It’s been a month since Election Day and I’ve been thinking about the way we vote. Maybe I’m nostalgic, but I miss the old “voting booths.” There will be a day, no doubt, when the memory of the “voting booth” will go the way of the “phone booth.” I guess what I really miss is the feeling that when I went behind a curtain the sacrosanct process of voting was a private one. It’s the privacy I think we have eliminated.
In Connecticut now, we go to a little desk, which has three cheap looking plastic sides and we fill out a paper ballot by darkening the ovals associated with the candidates we wish to vote for. The plastic desk sides still leave you out in the open—you’re not enclosed at all. They accomplish very little, actually. We then take our completed ballot, walk across the room to a machine, and feed the ballot into the scanner type machine. The actual voting is the feeding the ballot into the machine. If you choose to, you could put your ballot into a folder while you prance across the room, but there is no way to avoid taking out the completed ballot in public, and being seen by the world with it in your hands. I never would, but what if a voter decided to leave the last page blank? Could the person behind me in line see that? Can they see some of my votes?
It’s a relatively low-tech process, but it is no longer a mechanical process, like the old lever machines worked. And at the end of the voting now, the machine kicks out one tape, just like a cash register tape, with all of the cumulative results. I like that part. There is no longer the human error prone process of a person reading many, many numbers off machine counters, which was like reading off small odometers, and then calling them off to recorders. Occasionally they were read off wrong, heard wrong or written down incorrectly.

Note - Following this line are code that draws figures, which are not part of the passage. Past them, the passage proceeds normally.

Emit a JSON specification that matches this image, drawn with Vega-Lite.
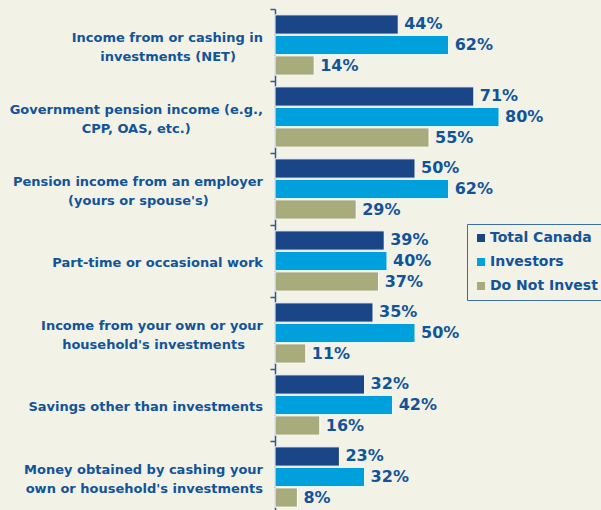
{
  "$schema": "https://vega.github.io/schema/vega-lite/v6.json",
  "width": 326,
  "height": 504,
  "autosize": {"type": "none"},
  "padding": {"left": 275, "top": 9, "right": 0, "bottom": 0},
  "background": "#F3F2E7",
  "data": {
    "values": [
      {"category": "Income from or cashing in\ninvestments (NET)", "series": "Total Canada", "value": 0.44},
      {"category": "Income from or cashing in\ninvestments (NET)", "series": "Investors", "value": 0.62},
      {"category": "Income from or cashing in\ninvestments (NET)", "series": "Do Not Invest", "value": 0.14},
      {"category": "Government pension income (e.g.,\nCPP, OAS, etc.)", "series": "Total Canada", "value": 0.71},
      {"category": "Government pension income (e.g.,\nCPP, OAS, etc.)", "series": "Investors", "value": 0.80},
      {"category": "Government pension income (e.g.,\nCPP, OAS, etc.)", "series": "Do Not Invest", "value": 0.55},
      {"category": "Pension income from an employer\n(yours or spouse's)", "series": "Total Canada", "value": 0.50},
      {"category": "Pension income from an employer\n(yours or spouse's)", "series": "Investors", "value": 0.62},
      {"category": "Pension income from an employer\n(yours or spouse's)", "series": "Do Not Invest", "value": 0.29},
      {"category": "Part-time or occasional work", "series": "Total Canada", "value": 0.39},
      {"category": "Part-time or occasional work", "series": "Investors", "value": 0.40},
      {"category": "Part-time or occasional work", "series": "Do Not Invest", "value": 0.37},
      {"category": "Income from your own or your\nhousehold's investments", "series": "Total Canada", "value": 0.35},
      {"category": "Income from your own or your\nhousehold's investments", "series": "Investors", "value": 0.50},
      {"category": "Income from your own or your\nhousehold's investments", "series": "Do Not Invest", "value": 0.11},
      {"category": "Savings other than investments", "series": "Total Canada", "value": 0.32},
      {"category": "Savings other than investments", "series": "Investors", "value": 0.42},
      {"category": "Savings other than investments", "series": "Do Not Invest", "value": 0.16},
      {"category": "Money obtained by cashing your\nown or household's investments", "series": "Total Canada", "value": 0.23},
      {"category": "Money obtained by cashing your\nown or household's investments", "series": "Investors", "value": 0.32},
      {"category": "Money obtained by cashing your\nown or household's investments", "series": "Do Not Invest", "value": 0.08}
    ]
  },
  "encoding": {
    "y": {
      "field": "category",
      "type": "nominal",
      "sort": null,
      "scale": {"paddingInner": 0, "paddingOuter": 0},
      "axis": {
        "title": null,
        "labels": false,
        "domainColor": "#2B5C9B",
        "domainWidth": 1.5,
        "tickColor": "#2B5C9B",
        "tickSize": 5,
        "tickWidth": 1.5,
        "tickBand": "extent"
      }
    },
    "x": {
      "field": "value",
      "type": "quantitative",
      "scale": {"domain": [0, 1.164]},
      "axis": null
    }
  },
  "layer": [
    {
      "mark": {"type": "bar", "stroke": "white", "strokeWidth": 1},
      "encoding": {
        "yOffset": {
          "field": "series",
          "sort": ["Total Canada", "Investors", "Do Not Invest"],
          "scale": {"paddingInner": 0.06, "paddingOuter": 0.285}
        },
        "color": {
          "field": "series",
          "type": "nominal",
          "scale": {
            "domain": ["Total Canada", "Investors", "Do Not Invest"],
            "range": ["#1A4587", "#00A0DC", "#A8AB7B"]
          },
          "legend": {
            "title": null,
            "orient": "none",
            "legendX": 192,
            "legendY": 215,
            "padding": 7,
            "rowPadding": 10,
            "strokeColor": "#3A6EA5",
            "fillColor": "#F3F2E7",
            "symbolType": "square",
            "symbolSize": 64,
            "symbolStrokeWidth": 0,
            "labelOffset": 2,
            "labelFont": "DejaVu Sans",
            "labelFontWeight": "bold",
            "labelFontSize": 14,
            "labelColor": "#12549A",
            "labelLimit": 300
          }
        }
      }
    },
    {
      "mark": {
        "type": "text",
        "align": "left",
        "baseline": "middle",
        "dx": 6,
        "font": "DejaVu Sans",
        "fontWeight": "bold",
        "fontSize": 16,
        "color": "#12549A"
      },
      "encoding": {
        "yOffset": {
          "field": "series",
          "sort": ["Total Canada", "Investors", "Do Not Invest"],
          "scale": {"paddingInner": 0.06, "paddingOuter": 0.285}
        },
        "text": {"field": "value", "type": "quantitative", "format": ".0%"}
      }
    },
    {
      "transform": [
        {"filter": "datum.series == 'Total Canada' && indexof(datum.category, '\\n') >= 0"},
        {"calculate": "datum.category + pad('', indexof(datum.category, 'NET') >= 0 ? 6 : indexof(datum.category, 'CPP') >= 0 ? 16 : indexof(datum.category, 'yours or') >= 0 ? 12 : indexof(datum.category, 'Income from your') >= 0 ? 4 : 0, '\u00a0') + '\u200b'", "as": "label"}
      ],
      "mark": {
        "type": "text",
        "align": "right",
        "baseline": "line-bottom",
        "lineBreak": "\n",
        "lineHeight": 19,
        "dx": -12,
        "dy": 3,
        "font": "DejaVu Sans",
        "fontWeight": "bold",
        "fontSize": 13,
        "color": "#12549A"
      },
      "encoding": {
        "x": {"datum": 0},
        "text": {"field": "label", "type": "nominal"}
      }
    },
    {
      "transform": [
        {"filter": "datum.series == 'Total Canada' && indexof(datum.category, '\\n') < 0"}
      ],
      "mark": {
        "type": "text",
        "align": "right",
        "baseline": "middle",
        "dx": -12,
        "dy": 2,
        "font": "DejaVu Sans",
        "fontWeight": "bold",
        "fontSize": 13,
        "color": "#12549A"
      },
      "encoding": {
        "x": {"datum": 0},
        "text": {"field": "category", "type": "nominal"}
      }
    }
  ],
  "config": {"view": {"stroke": null}}
}
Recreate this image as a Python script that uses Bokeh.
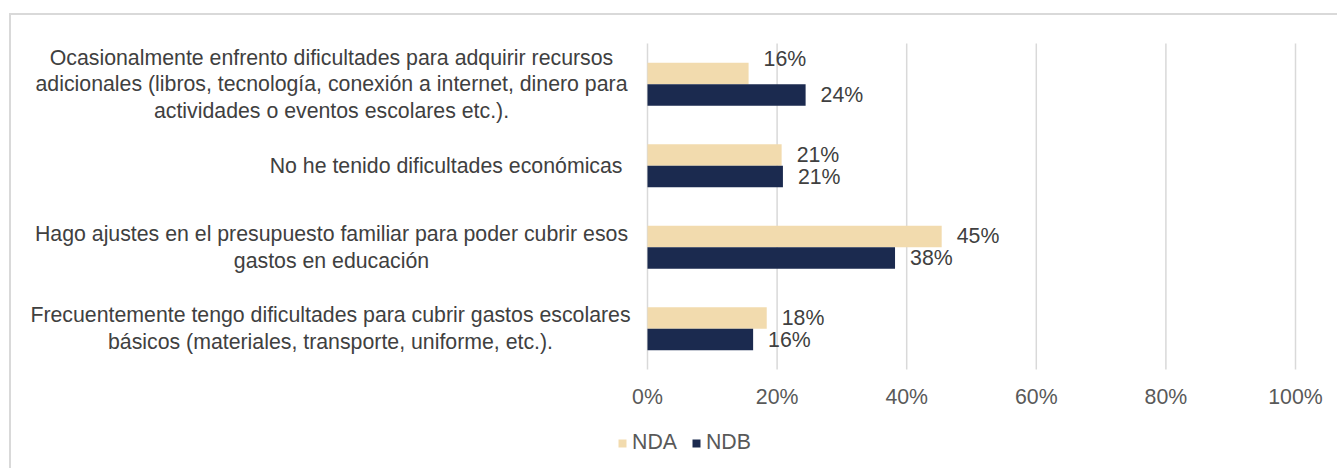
from bokeh.plotting import figure
from bokeh.models import ColumnDataSource, Range1d, Label, Legend, LegendItem
from bokeh.core.properties import value
from bokeh.embed import file_html
from bokeh.resources import INLINE

# ---------------- data ----------------
categories = [
    "Ocasionalmente enfrento dificultades para adquirir recursos\nadicionales (libros, tecnología, conexión a internet, dinero para\nactividades o eventos escolares etc.).",
    "No he tenido dificultades económicas",
    "Hago ajustes en el presupuesto familiar para poder cubrir esos\ngastos en educación",
    "Frecuentemente tengo dificultades para cubrir gastos escolares\nbásicos (materiales, transporte, uniforme, etc.).",
]
series_names = ["NDA", "NDB"]
nda_values = [15.6, 20.7, 45.4, 18.4]
ndb_values = [24.4, 20.9, 38.2, 16.3]
tick_values = [0, 20, 40, 60, 80, 100]
tick_labels = ["0%", "20%", "40%", "60%", "80%", "100%"]

# ---------------- styles / layout ----------------
FONT = "Liberation Sans"
FS = "21.3px"
C_NDA = "#F2DBAE"
C_NDB = "#1B2A4F"
TXT_DARK = "#404040"
TXT = "#595959"
GRID = "#D9D9D9"
BAR_H = 0.265
OFF = 0.1325
W, H = 1328, 455
PLOT_L, PLOT_R = 636, 1284      # canvas px of 0% and 100%
PLOT_T, PLOT_B = 28, 354        # canvas px of top / bottom of category area
# per-label pixel nudges (NDA then NDB, per category)
nda_label_dy = [-14, 0, 0, 0]
ndb_label_dy = [0, 0, 0, 0]
# category label horizontal anchors (canvas px) and alignment
cat_label_x = [320, 611, 320, 319]
cat_label_align = ["center", "right", "center", "center"]

n = len(categories)
xmax = tick_values[-1]
ppx = (PLOT_R - PLOT_L) / xmax
ppy = (PLOT_B - PLOT_T) / n
x_range = Range1d(-PLOT_L / ppx, (W - PLOT_L) / ppx)
y_range = Range1d(-(H - PLOT_B) / ppy, n + PLOT_T / ppy)

centers = [n - 0.5 - i for i in range(n)]

src_a = ColumnDataSource(dict(
    y=[c + OFF for c in centers], v=nda_values,
    lbl=[f"{round(v)}%" for v in nda_values], dy=nda_label_dy))
src_b = ColumnDataSource(dict(
    y=[c - OFF for c in centers], v=ndb_values,
    lbl=[f"{round(v)}%" for v in ndb_values], dy=ndb_label_dy))

p = figure(width=W, height=H, output_backend="svg", toolbar_location=None,
           x_range=x_range, y_range=y_range,
           min_border=0, min_border_left=0, min_border_right=0,
           min_border_top=0, min_border_bottom=0)
p.styles = {"border-top": "2px solid #D9D9D9", "border-left": "2px solid #D9D9D9",
            "margin-top": "13px", "margin-left": "9px"}
p.outline_line_color = None
p.background_fill_color = "white"
p.border_fill_color = "white"
p.xaxis.visible = False
p.yaxis.visible = False
p.xgrid.visible = False
p.ygrid.visible = False

# vertical gridlines at the tick values, spanning the category area
p.segment(x0=tick_values, x1=tick_values, y0=[0] * len(tick_values), y1=[n] * len(tick_values),
          line_color=GRID, line_width=1.5)

ra = p.hbar(y="y", left=0, right="v", height=BAR_H, source=src_a, fill_color=C_NDA, line_color=None)
rb = p.hbar(y="y", left=0, right="v", height=BAR_H, source=src_b, fill_color=C_NDB, line_color=None)

for src in (src_a, src_b):
    p.text(x="v", y="y", text="lbl", source=src, x_offset=15, y_offset="dy",
           text_font=value(FONT), text_font_size=FS, text_color=TXT_DARK,
           text_baseline="middle", text_align="left")

# x tick labels
p.text(x=tick_values, y=[0] * len(tick_values), text=tick_labels, y_offset=27,
       text_font=value(FONT), text_font_size=FS, text_color=TXT,
       text_baseline="middle", text_align="center")

# category labels
for i, cat in enumerate(categories):
    p.add_layout(Label(x=cat_label_x[i], y=centers[i], x_units="screen", y_units="data",
                       text=cat, text_align=cat_label_align[i], text_baseline="middle",
                       text_font=FONT, text_font_size=FS, text_color=TXT_DARK,
                       text_line_height=1.11))

# legend
legend = Legend(items=[LegendItem(label=series_names[0], renderers=[ra]),
                       LegendItem(label=series_names[1], renderers=[rb])],
                orientation="horizontal", location=(606, 15),
                glyph_width=10, glyph_height=10, label_standoff=5, spacing=14,
                padding=0, margin=0, border_line_color=None, background_fill_alpha=0,
                label_text_font=FONT, label_text_font_size=FS, label_text_color=TXT)
p.add_layout(legend, "center")

open("out.html", "w").write(file_html(p, INLINE))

It was obviously time to move on from the machines to the digital age. The machines are no longer manufactured; we were running out of parts and mechanics to fix them. But why did we have to eliminate the privacy of the booth? Why can’t we arrive at a digital but completely private system?
We can do without the levers—we’re never going back to them. But let’s go back to the practice of having the voting booth, and a process where we can all take a moment all by ourselves to think and then to cast a completely confidential vote.